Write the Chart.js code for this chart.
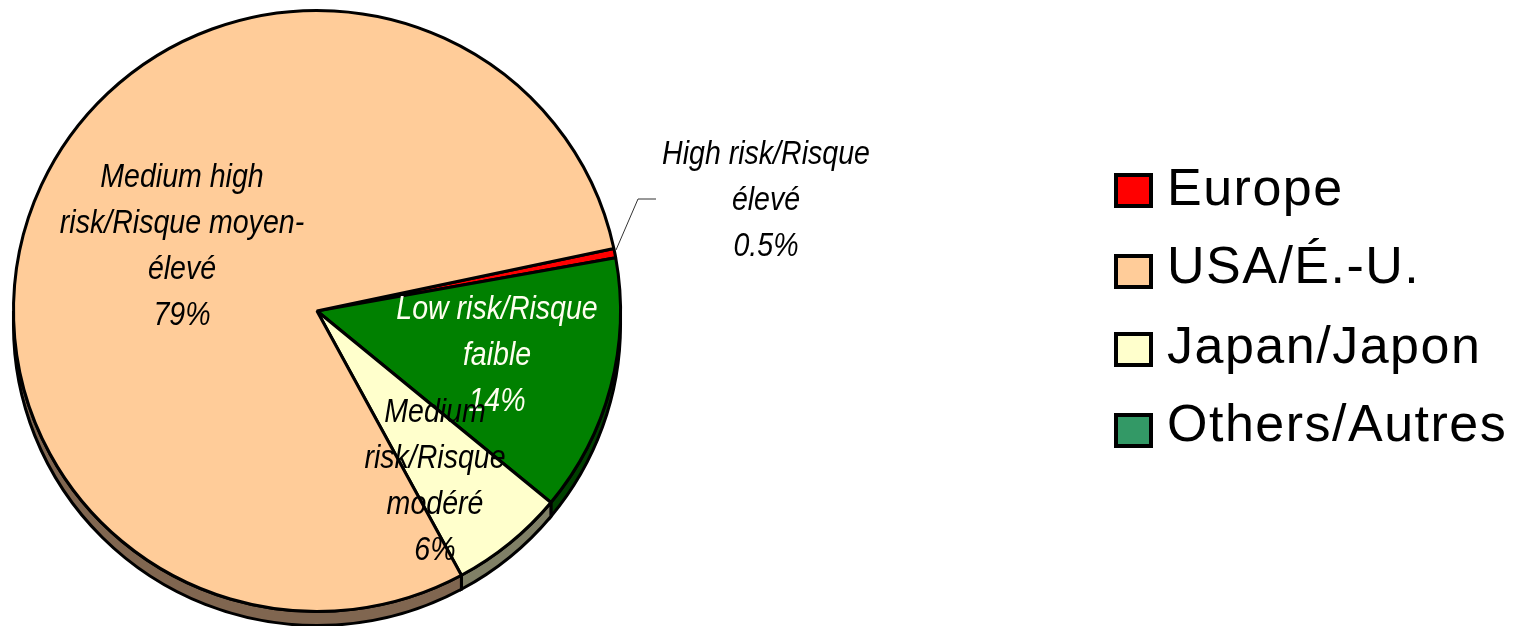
<!DOCTYPE html>
<html>
<head>
<meta charset="utf-8">
<title>Risk breakdown</title>
<script src="https://cdn.jsdelivr.net/npm/chart.js@4/dist/chart.umd.min.js"></script>
<style>
    html, body { margin: 0; padding: 0; background: #fff; overflow: hidden; }
    canvas { display: block; }
</style>
</head>
<body>
<canvas id="riskChart" width="1515" height="626"></canvas>
<script>
// Slices, clockwise from the small red one
const sliceNames = ['High risk/Risque élevé', 'Low risk/Risque faible', 'Medium risk/Risque modéré', 'Medium high risk/Risque moyen-élevé'];
const sliceValues = [0.5, 13.8, 6.1, 79.4];
const sliceColors = ['#ff0000', '#008000', '#ffffcc', '#ffcc99'];
const sideColors = ['#800000', '#004000', '#808066', '#806650'];

// Text of the slice labels, line by line
const highRiskLines = ['High risk/Risque', 'élevé', '0.5%'];
const lowRiskLines = ['Low risk/Risque', 'faible', '14%'];
const mediumRiskLines = ['Medium', 'risk/Risque', 'modéré', '6%'];
const mediumHighLines = ['Medium high', 'risk/Risque moyen-', 'élevé', '79%'];

// The legend does not follow the slices in the source picture
const legendLabels = ['Europe', 'USA/É.-U.', 'Japan/Japon', 'Others/Autres'];
const legendColors = ['#ff0000', '#ffcc99', '#ffffcc', '#339966'];

const PIE_DEPTH = 14;
const PIE_STRETCH = 1.01; // the pie is a little wider than tall
const LABEL_SQUEEZE = 0.865; // labels are set in a condensed italic

// Draw the 3D wall under the lower half of the pie, and stretch the pie
const pieSide = {
    id: 'pieSide',
    beforeDatasetsDraw(chart) {
        const ctx = chart.ctx;
        const first = chart.getDatasetMeta(0).data[0];
        ctx.save();
        ctx.translate(first.x, 0);
        ctx.scale(PIE_STRETCH, 1);
        ctx.translate(-first.x, 0);
        chart.getDatasetMeta(0).data.forEach((arc, i) => {
            const start = Math.max(arc.startAngle, 0);
            const end = Math.min(arc.endAngle, Math.PI);
            if (end <= start) return;
            ctx.beginPath();
            ctx.arc(arc.x, arc.y, arc.outerRadius, start, end);
            ctx.arc(arc.x, arc.y + PIE_DEPTH, arc.outerRadius, end, start, true);
            ctx.closePath();
            ctx.fillStyle = sideColors[i];
            ctx.fill();
            ctx.lineWidth = 3;
            ctx.strokeStyle = '#000';
            ctx.stroke();
        });
    },
    afterDatasetsDraw(chart) {
        chart.ctx.restore();
    }
};

function drawLines(ctx, lines, x, y, color) {
    ctx.fillStyle = color;
    lines.forEach((line, i) => {
        ctx.save();
        ctx.translate(x, y + i * 46);
        ctx.scale(LABEL_SQUEEZE, 1);
        ctx.fillText(line, 0, 0);
        ctx.restore();
    });
}

// Slice labels, leader line and legend
const pieText = {
    id: 'pieText',
    afterDraw(chart) {
        const ctx = chart.ctx;
        ctx.save();

        // Leader line of the small slice
        ctx.beginPath();
        ctx.moveTo(616, 250);
        ctx.lineTo(638, 199);
        ctx.lineTo(656, 199);
        ctx.lineWidth = 1;
        ctx.strokeStyle = '#333';
        ctx.stroke();

        ctx.font = 'italic 33px "Liberation Sans"';
        ctx.textAlign = 'center';
        ctx.textBaseline = 'middle';
        drawLines(ctx, highRiskLines, 766, 155, '#000');
        drawLines(ctx, mediumHighLines, 182, 178, '#000');
        drawLines(ctx, lowRiskLines, 497, 310, '#fffff0');
        drawLines(ctx, mediumRiskLines, 435, 413, '#000');

        // Legend
        const swatchY = [173, 254, 332, 413];
        const textY = [191, 269, 349, 427];
        ctx.font = '52px "Liberation Sans"';
        ctx.textAlign = 'left';
        ctx.letterSpacing = '1.5px';
        legendLabels.forEach((label, i) => {
            ctx.fillStyle = legendColors[i];
            ctx.fillRect(1116, swatchY[i] + 2, 35, 31);
            ctx.lineWidth = 4;
            ctx.strokeStyle = '#000';
            ctx.strokeRect(1116, swatchY[i] + 2, 35, 31);
            ctx.fillStyle = '#000';
            ctx.fillText(label, 1167, textY[i]);
        });
        ctx.restore();
    }
};

new Chart(document.getElementById('riskChart'), {
    type: 'pie',
    data: {
        labels: sliceNames,
        datasets: [{
            data: sliceValues,
            backgroundColor: sliceColors,
            borderColor: '#000',
            borderWidth: 3
        }]
    },
    options: {
        responsive: false,
        animation: false,
        rotation: 78,
        layout: { padding: { left: 15, right: 896, top: 9, bottom: 13 } },
        plugins: {
            legend: { display: false },
            tooltip: { enabled: false }
        }
    },
    plugins: [pieSide, pieText]
});
</script>
</body>
</html>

──────

**TASK TO COMPLETE**
Leave out any pictures, please, and quote only the lines from the top of the data through the line that contains "const LABEL_SQUEEZE = 0.865;".

**ANSWER TO THE PROBLEM**
Write the Chart.js code for this chart.
<!DOCTYPE html>
<html>
<head>
<meta charset="utf-8">
<title>Risk breakdown</title>
<script src="https://cdn.jsdelivr.net/npm/chart.js@4/dist/chart.umd.min.js"></script>
<style>
    html, body { margin: 0; padding: 0; background: #fff; overflow: hidden; }
    canvas { display: block; }
</style>
</head>
<body>
<canvas id="riskChart" width="1515" height="626"></canvas>
<script>
// Slices, clockwise from the small red one
const sliceNames = ['High risk/Risque élevé', 'Low risk/Risque faible', 'Medium risk/Risque modéré', 'Medium high risk/Risque moyen-élevé'];
const sliceValues = [0.5, 13.8, 6.1, 79.4];
const sliceColors = ['#ff0000', '#008000', '#ffffcc', '#ffcc99'];
const sideColors = ['#800000', '#004000', '#808066', '#806650'];

// Text of the slice labels, line by line
const highRiskLines = ['High risk/Risque', 'élevé', '0.5%'];
const lowRiskLines = ['Low risk/Risque', 'faible', '14%'];
const mediumRiskLines = ['Medium', 'risk/Risque', 'modéré', '6%'];
const mediumHighLines = ['Medium high', 'risk/Risque moyen-', 'élevé', '79%'];

// The legend does not follow the slices in the source picture
const legendLabels = ['Europe', 'USA/É.-U.', 'Japan/Japon', 'Others/Autres'];
const legendColors = ['#ff0000', '#ffcc99', '#ffffcc', '#339966'];

const PIE_DEPTH = 14;
const PIE_STRETCH = 1.01; // the pie is a little wider than tall
const LABEL_SQUEEZE = 0.865; // labels are set in a condensed italic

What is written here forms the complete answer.